Since the success of your mission depends on satisfying stakeholder needs, it is clearly very important to understand their expectations for the mission. This can be difficult, since the needs and expectations for many stakeholders may be qualitative and fuzzy. For the most part, these needs will be independent of the system itself, they will be some goal that the system that you design will accomplish. Stakeholder expectations are organized into needs, goals, and objectives, each of which is progressively more specific. Needs are defined in the answer to the question “What problem are we trying to solve?” Goals address what must be done to meet the needs; i.e., what the customer wants the system to do. Objectives expand on the goals and provide a means to document specific expectations. (Rationale should be provided where needed to explain why the need, goal, or objective exists, any assumptions made, and any other information useful in understanding or managing the NGO.)
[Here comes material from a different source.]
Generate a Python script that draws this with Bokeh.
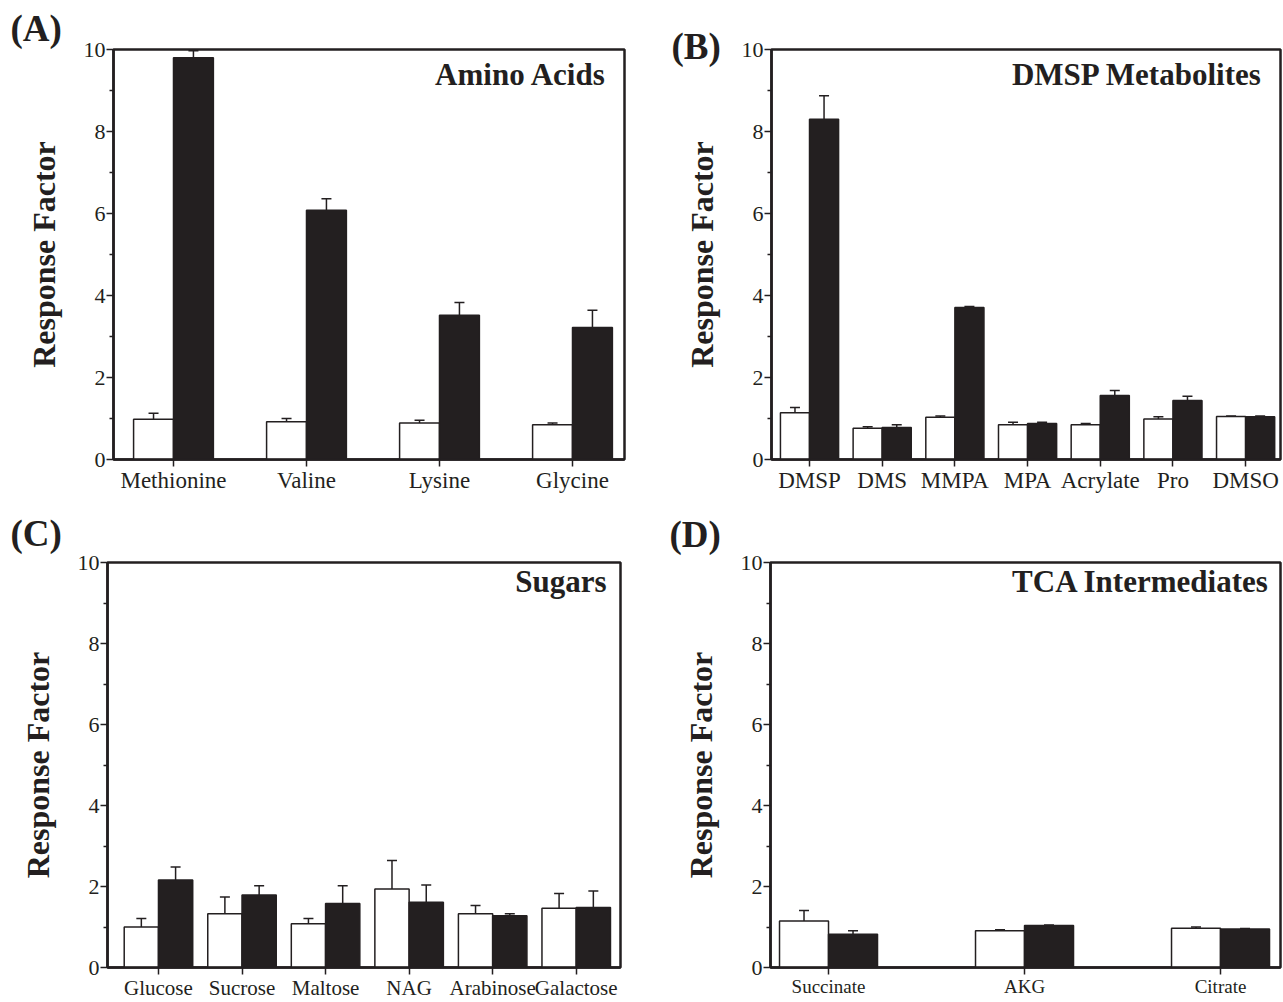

Needs: A single statement that drives everything else. It should relate to the problem that the system is supposed to solve but not be the solution. The need statement is singular. Trying to satisfy more than one need requires a trade between the two, which could easily result in failing to meet at least one, and possibly several, stakeholder expectations.
Example from Landsat: Monitor changes in the Earth's surface.
Goals: An elaboration of the need, which constitutes a specific set of expectations for the system. Goals address the critical issues identified during the problem assessment. Goals need not be in a quantitative or measurable form, but they should allow us to assess whether the system has achieved them.
Example from Landsat Data Continuity Mission: The goal of the LDCM, consistent with U.S. law and government policy, is to continue the acquisition, archival, and distribution of multi-spectral imagery affording global, synoptic, and repetitive coverage of the Earth's land surfaces at a scale where natural and human- induced changes can be detected, differentiated, characterized, and monitored over time. - SMRD
Example from JWST: The primary goal of the JWST is to observe the early universe, at an age between 1 million and a few billion years. - JWST mission requirements doc
Objectives: Specific target levels of outputs the system must achieve. Each objective should relate to a particular goal. Generally, objectives should meet four criteria.
Examples from Landsat Data Continuity Mission (SMRD):
Objectives may be somewhat fuzzy/imprecise. They should specify what the system is supposed to do, without specifying how the system will do it. We derive requirements from these objectives. Requirements are not fuzzy at all. They are unambiguous, concise, measurable, unique, consistent, and isolated.
For your projects, you are given objectives. Your first task, for the SRR, is to derive requirements from these objectives.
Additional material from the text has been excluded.